Currently, 97 per cent of the country’s e-waste is handled by the informal sector while the formal actors in that sector form only three per cent.
Dr Vincent Nartey Kyere, E-Waste project team leader at the Ministry of Environment, Science, Technology and Innovation (MESTI) said this at the third dialogue series organized by the Ghana Association of Agricultural Economists (GAAE), Southern Zone in Accra.
The event, which was on the theme, “E-waste and its Impact on the Environment and Livelihoods in Ghana” sought to educate members and the public on dangers associated with e-waste and food safety, its management, and benefit if handled rightly.
Dr Kyere said about 20 per cent of electronic gadgets imported into the country were waste, 60 per cent were valuable metals 15 per cent were plastic 2.7 per cent were harmful pollutants.

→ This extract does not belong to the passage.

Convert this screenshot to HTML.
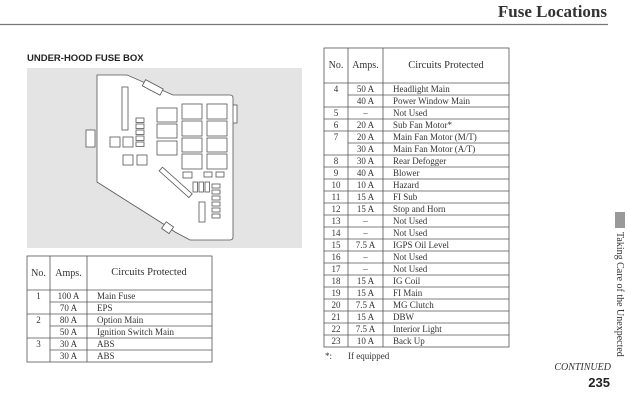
<!DOCTYPE html>
<html><head><style>
html,body{margin:0;padding:0;background:#fff;}
svg{display:block;}
.s{font-family:"Liberation Serif",serif;font-size:9px;fill:#333;}
.c{text-anchor:middle;}
</style></head><body>
<svg width="640" height="414" viewBox="0 0 640 414" xmlns="http://www.w3.org/2000/svg">
<text x="607" y="17" text-anchor="end" font-family="Liberation Serif,serif" font-weight="bold" font-size="17" fill="#333">Fuse Locations</text>
<line x1="0" y1="24.5" x2="608" y2="24.5" stroke="#777" stroke-width="1.2"/>
<text x="27" y="61" font-family="Liberation Sans,sans-serif" font-weight="bold" font-size="9.5" fill="#222">UNDER-HOOD FUSE BOX</text>
<rect x="27" y="68" width="275" height="180" fill="#e4e4e4"/>
<g fill="#fff" stroke="#555" stroke-width="0.8">
<rect x="86" y="130" width="9" height="17"/>
<rect x="231" y="105" width="6" height="18"/>
<path d="M97 75 L127 75 L173 95 L230 95 Q233 95 233 98 L233 237 Q233 240 230 240 L190 240 L175 232 L165 225 L97 182 Z"/>
<rect x="143" y="84" width="20" height="7" transform="rotate(28 153 87)"/>
<rect x="122" y="87" width="6" height="43"/>
<rect x="136" y="118" width="8" height="4.5"/><rect x="136" y="124" width="8" height="4.5"/><rect x="136" y="130" width="8" height="4.5"/><rect x="136" y="136" width="8" height="4.5"/><rect x="136" y="142" width="8" height="4.5"/>
<rect x="110" y="137" width="10" height="10"/><rect x="123" y="137" width="10" height="10"/>
<rect x="123" y="155" width="10" height="10"/><rect x="137" y="155" width="10" height="10"/>
<rect x="157" y="108" width="20" height="14"/><rect x="157" y="124" width="20" height="14"/><rect x="157" y="141" width="20" height="14"/>
<rect x="182" y="104" width="20" height="15"/><rect x="182" y="121" width="20" height="15"/><rect x="182" y="138" width="20" height="14"/><rect x="182" y="154" width="20" height="15"/>
<rect x="207" y="104" width="20" height="15"/><rect x="207" y="121" width="20" height="15"/><rect x="207" y="138" width="20" height="14"/><rect x="207" y="154" width="20" height="15"/>
<rect x="183" y="172" width="9" height="6"/><rect x="204" y="172" width="8" height="5"/><rect x="216" y="172" width="8" height="5"/>
<rect x="156" y="180" width="40" height="5" transform="rotate(42 176 182)"/>
<rect x="193" y="182" width="4.5" height="10"/><rect x="199" y="182" width="4.5" height="10"/><rect x="205" y="182" width="4.5" height="10"/>
<rect x="212" y="184" width="8" height="4"/><rect x="212" y="190" width="8" height="4"/><rect x="212" y="196" width="8" height="4"/><rect x="212" y="202" width="8" height="4"/><rect x="212" y="208" width="8" height="4"/><rect x="212" y="214" width="8" height="4"/>
<rect x="199" y="202" width="6" height="20"/>
<rect x="163" y="224" width="9" height="8" transform="rotate(35 168 228)"/>
</g>
<!-- left table -->
<g stroke="#555" stroke-width="0.8" fill="none">
<rect x="27" y="256" width="185" height="106"/>
<line x1="50" y1="256" x2="50" y2="362"/><line x1="87" y1="256" x2="87" y2="362"/>
<line x1="27" y1="290" x2="212" y2="290"/>
<line x1="50" y1="302" x2="212" y2="302"/>
<line x1="27" y1="314" x2="212" y2="314"/>
<line x1="50" y1="326" x2="212" y2="326"/>
<line x1="27" y1="338" x2="212" y2="338"/>
<line x1="50" y1="350" x2="212" y2="350"/>
</g>
<g class="s">
<text x="38.5" y="276" class="c" font-size="10">No.</text>
<text x="68.5" y="276" class="c" font-size="10">Amps.</text>
<text x="149" y="275" class="c" font-size="10.5">Circuits Protected</text>
<text x="38.5" y="299" class="c">1</text><text x="68.5" y="299" class="c">100 A</text><text x="97" y="299">Main Fuse</text>
<text x="68.5" y="311" class="c">70 A</text><text x="97" y="311">EPS</text>
<text x="38.5" y="323" class="c">2</text><text x="68.5" y="323" class="c">80 A</text><text x="97" y="323">Option Main</text>
<text x="68.5" y="335" class="c">50 A</text><text x="97" y="335">Ignition Switch Main</text>
<text x="38.5" y="347" class="c">3</text><text x="68.5" y="347" class="c">30 A</text><text x="97" y="347">ABS</text>
<text x="68.5" y="359" class="c">30 A</text><text x="97" y="359">ABS</text>
</g>
<!-- right table -->
<g stroke="#555" stroke-width="0.8" fill="none">
<rect x="324" y="48" width="185" height="299"/>
<line x1="348" y1="48" x2="348" y2="347"/><line x1="383" y1="48" x2="383" y2="347"/>
<line x1="324" y1="83" x2="509" y2="83"/>
<line x1="348" y1="95" x2="509" y2="95"/>
<line x1="324" y1="107" x2="509" y2="107"/>
<line x1="324" y1="119" x2="509" y2="119"/>
<line x1="324" y1="131" x2="509" y2="131"/>
<line x1="348" y1="143" x2="509" y2="143"/>
<line x1="324" y1="155" x2="509" y2="155"/>
<line x1="324" y1="167" x2="509" y2="167"/>
<line x1="324" y1="179" x2="509" y2="179"/>
<line x1="324" y1="191" x2="509" y2="191"/>
<line x1="324" y1="203" x2="509" y2="203"/>
<line x1="324" y1="215" x2="509" y2="215"/>
<line x1="324" y1="227" x2="509" y2="227"/>
<line x1="324" y1="239" x2="509" y2="239"/>
<line x1="324" y1="251" x2="509" y2="251"/>
<line x1="324" y1="263" x2="509" y2="263"/>
<line x1="324" y1="275" x2="509" y2="275"/>
<line x1="324" y1="287" x2="509" y2="287"/>
<line x1="324" y1="299" x2="509" y2="299"/>
<line x1="324" y1="311" x2="509" y2="311"/>
<line x1="324" y1="323" x2="509" y2="323"/>
<line x1="324" y1="335" x2="509" y2="335"/>
</g>
<g class="s">
<text x="336" y="68" class="c" font-size="10">No.</text>
<text x="365.5" y="68" class="c" font-size="10">Amps.</text>
<text x="446" y="68" class="c" font-size="10.5">Circuits Protected</text>
<text x="336" y="92" class="c">4</text><text x="365.5" y="92" class="c">50 A</text><text x="393" y="92">Headlight Main</text>
<text x="365.5" y="104" class="c">40 A</text><text x="393" y="104">Power Window Main</text>
<text x="336" y="116" class="c">5</text><text x="365.5" y="116" class="c">–</text><text x="393" y="116">Not Used</text>
<text x="336" y="128" class="c">6</text><text x="365.5" y="128" class="c">20 A</text><text x="393" y="128">Sub Fan Motor*</text>
<text x="336" y="140" class="c">7</text><text x="365.5" y="140" class="c">20 A</text><text x="393" y="140">Main Fan Motor (M/T)</text>
<text x="365.5" y="152" class="c">30 A</text><text x="393" y="152">Main Fan Motor (A/T)</text>
<text x="336" y="164" class="c">8</text><text x="365.5" y="164" class="c">30 A</text><text x="393" y="164">Rear Defogger</text>
<text x="336" y="176" class="c">9</text><text x="365.5" y="176" class="c">40 A</text><text x="393" y="176">Blower</text>
<text x="336" y="188" class="c">10</text><text x="365.5" y="188" class="c">10 A</text><text x="393" y="188">Hazard</text>
<text x="336" y="200" class="c">11</text><text x="365.5" y="200" class="c">15 A</text><text x="393" y="200">FI Sub</text>
<text x="336" y="212" class="c">12</text><text x="365.5" y="212" class="c">15 A</text><text x="393" y="212">Stop and Horn</text>
<text x="336" y="224" class="c">13</text><text x="365.5" y="224" class="c">–</text><text x="393" y="224">Not Used</text>
<text x="336" y="236" class="c">14</text><text x="365.5" y="236" class="c">–</text><text x="393" y="236">Not Used</text>
<text x="336" y="248" class="c">15</text><text x="365.5" y="248" class="c">7.5 A</text><text x="393" y="248">IGPS Oil Level</text>
<text x="336" y="260" class="c">16</text><text x="365.5" y="260" class="c">–</text><text x="393" y="260">Not Used</text>
<text x="336" y="272" class="c">17</text><text x="365.5" y="272" class="c">–</text><text x="393" y="272">Not Used</text>
<text x="336" y="284" class="c">18</text><text x="365.5" y="284" class="c">15 A</text><text x="393" y="284">IG Coil</text>
<text x="336" y="296" class="c">19</text><text x="365.5" y="296" class="c">15 A</text><text x="393" y="296">FI Main</text>
<text x="336" y="308" class="c">20</text><text x="365.5" y="308" class="c">7.5 A</text><text x="393" y="308">MG Clutch</text>
<text x="336" y="320" class="c">21</text><text x="365.5" y="320" class="c">15 A</text><text x="393" y="320">DBW</text>
<text x="336" y="332" class="c">22</text><text x="365.5" y="332" class="c">7.5 A</text><text x="393" y="332">Interior Light</text>
<text x="336" y="344" class="c">23</text><text x="365.5" y="344" class="c">10 A</text><text x="393" y="344">Back Up</text>
<text x="325" y="359">*:</text><text x="348" y="359">If equipped</text>
<text x="611" y="370" text-anchor="end" font-style="italic" font-size="10">CONTINUED</text>
</g>
<text x="610" y="387" text-anchor="end" font-family="Liberation Sans,sans-serif" font-weight="bold" font-size="13" fill="#222">235</text>
<rect x="615" y="212" width="10" height="16" fill="#999"/>
<text transform="translate(617 232) rotate(90)" font-family="Liberation Serif,serif" font-size="10" fill="#333">Taking Care of the Unexpected</text>
</svg>
</body></html>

He said although the small fraction of e-waste contained hazardous materials and had been identified as the cause of health, agriculture, and environmental challenges it contained valuable resources including gold, silver, platinum, copper, aluminum, nickel, tin, zinc, and iron.
Dr Kyere mentioned that it was important to formalize the collection and dismantling of e-waste in the country because it was the source of livelihood for a section of the public who were in the value chain.
He said effective recycling of the valuable resources from the e-waste could be the avenue and contribute to the emission reduction target as part of the country the Nationally Determined Contributions, under the Paris Agreement,” he said to conserve the acres of vegetation that were removed to mine these minerals.
“The safe way of handling this e-waste will reduce the pollution associated with the current crude method
Mr Felix Mote, Environmental Protection Agency (EPA), said to sanitise the sector the government had developed comprehensive legal instruments, including the programme of action to manage the E-waste menace.
The EPA, he said, had commenced steps to formalize the E-waste business in the country to reduce its effect on the environment.
As part of the steps, he said e-waste collectors would be accredited and individuals who supply the recycling site with unused electronics would be given incentives.
Training would be offered to actors in the sector and encourage people to set up mini recycling sites in their homes that could grow into a bigger business.
Dr Sampson Atiemo, the Executive Chairman of Mountain Research Institute, said everyone had a role to play in the pollution of the environment and its attendant impact on the environment.
Hence, he said it was imperative for all and sundry to serve as watchdogs on each other in order to ensure that the environment was protected and E-waste used properly.